Gefangennahme des Salzburgischen Geheimraths Gold.

Im Salzburgischen hatte sich indessen die Lage des Erzbischofs sehr verschlimmert. Die Bauern der verschiedenen Gerichte hatten sich in ein Lager zu Golling versammelt, einem Dorfe drei Meilen von Salzburg. Was bei feindlichen Einfällen sonst Brauch war, namentlich gegen die Türken, das sah man jetzt gegen die einheimischen Herren in den Salzburger Bergen. Von Höhe zu Höhe leuchteten die Kreitfeuer, die Sturmglocke, »der Glockenstreich,« erscholl von Dorf zu Dorf, die Nothschüsse pflanzten sich fort von einem Punkt zum andern, Alles, wie zur Kriegszeit, wo jeder durch diese 249Zeichen zur Hülfe aufgemahnt wurde. Mit Gabeln, Stangen, Keulen, Sicheln, einzelne auch mit einer alten Pickelhaube, mit einem verrosteten Schwert und Spieß, in ledernen Rücken, und kurzen Lederhosen, hie und da einer darüber ein rostiges Vorder- oder Hintertheil von Harnisch – so sah man die Bauern herabsteigen von ihren Bergen, hervorkommen aus ihren Thälern, aus Pinzgau und Brixenthal. Sie waren die ersten, die ihres Bruders und Freundes Tod zu rächen hatten. Die Erzbischöflichen waren überrascht: es war zu spät, daß Hans Schenk sich rühmte, hätte er eher der Knechte, die durch den Lueg herausgezogen, Botschaft gehabt, so wollte er mit seinen Knechten alle daselbst erlegt haben; Urgicht des Gold. er hatte versäumt, den wichtigen Gebirgspaß zu besetzen.

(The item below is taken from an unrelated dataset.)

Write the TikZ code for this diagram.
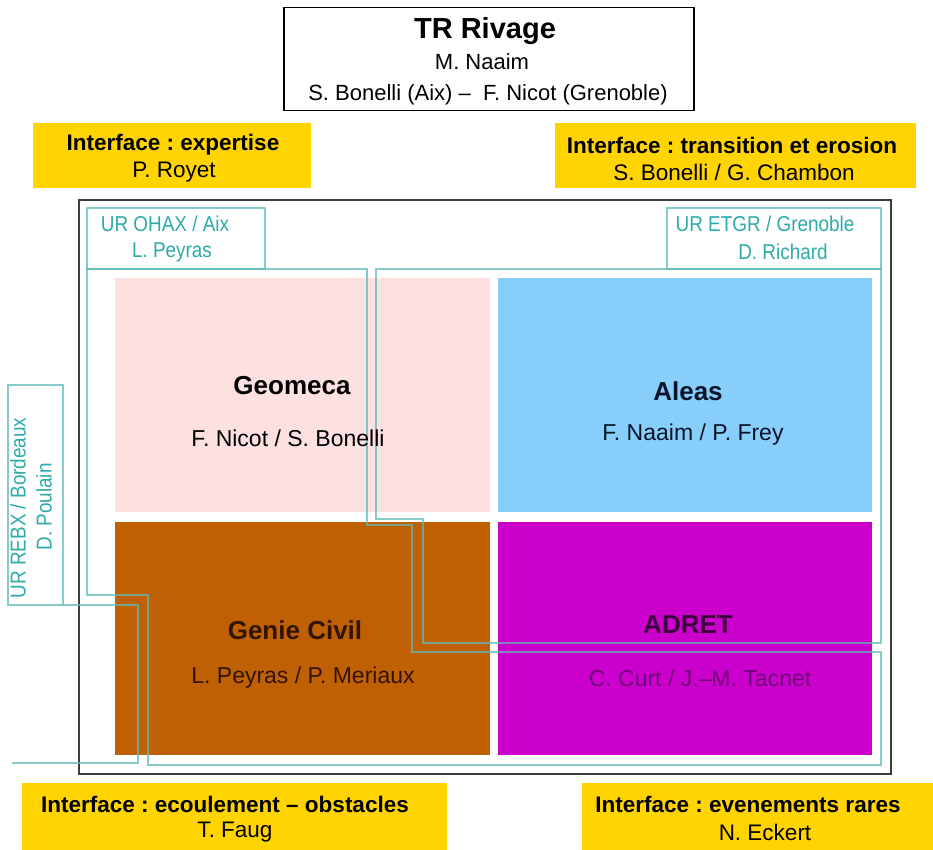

Der Erzbischof nahm allerlei Mittel und Wege vor, das Gewitter im Anzug zu beschwören. Er schickte Gesandte nach Golling in's Bauernlager, er nahm jetzt einen ganz freundlichen väterlichen Ton an, als er sie zur Heimkehr ermahnen ließ: hätten sie einigerlei Beschwer wider S. fürstliche Gnaden, oder wider irgend eine Obrigkeit, Probst, Pfleger oder Richter, so möchten sie einen Ausschuß wählen und demselben Gewalt und Befehl geben, ihre Beschwer vorzubringen, darinnen dann S. fürstliche Gnaden ein gnädigstes und väterliches Einsehen, auch gebührliche Wendung thun wolle. Die Bauern wußten diese Sprache zu würdigen, sie verwarfen diesen diplomatischen Kunstgriff, und die Bürger von Salzburg bestärkten sie darin; sie sandten ihnen heimliche Botschaft, schnell auf die Hauptstadt loszugehen, und versprachen ihnen ihren Beistand. Hauptleute waren damals im Bauernlager Weitmooser, Melchior Späth, Michael Gruber, Ludwig Alt und Caspar Praßler; der letztere war oberster Hauptmann des Haufens. Praßler wird in einigen Chroniken und Handschriften auch Prosler oder Proschler geschrieben: dies mag Einige verführt haben, auch einen Froschler als obersten Hauptmann zu nennen, von dem ich nichts finden konnte. Ueberall wird in den Quellen Praßler als der auch der Zeit nach erste Oberst genannt.

In der Stadt Salzburg äußerte sich die Stimmung der Bürger, wie es zu erwarten war: der Erzbischof hielt sich in seinem Palast in dem Rinderholz an dem Markt nicht mehr sicher, und zog sich 250mit seinen Domherren und Räthen in das feste Schloß hinauf. Auf dieser Feste fühlte er sich wie ein Adler auf seinem Felsenhort. Ein enger Pfad führte aus der Hauptstadt hinauf zu dem mit zwei Mauern eingefaßten Schlosse; die innere mit vielen Thürmen versehene Mauer ruhte auf Felsen, hatte vier Cisternen und einen Radbrunnen, in den Fels eingehauene Stiegentreppen; und auch die äußere Mauer war auf Felsen gegründet, mit vielen Thürmen bewahrt; das Fundament auf der südlichen Seite, in einer Höhe von 440 Fuß, senkrecht abgeschnitten und unersteiglich. So sah der Fürst sich nicht nur gegen einen Ueberfall gesichert, sondern er beherrschte die unten gegen Westen liegende Stadt und die Gegend. In der Stadt selbst ließ er ein Fähnlein fremder Knechte unter Hans Schenk und Sigmund von Thurn zurück. Seine Räthe gingen vom Schloß ab und zu, und versuchten mit der Bürgerschaft und mit dem Rath gütlich zu handeln. Der Bischof von Chiemsee, ein edler volksfreundlicher Mann, war allein von den geistlichen Herren in der Stadt zurückgeblieben: auch er arbeitete, die Gemüther der Bürger zu beruhigen, daß sie gegen die Bauern bei ihrem Herrn ständen.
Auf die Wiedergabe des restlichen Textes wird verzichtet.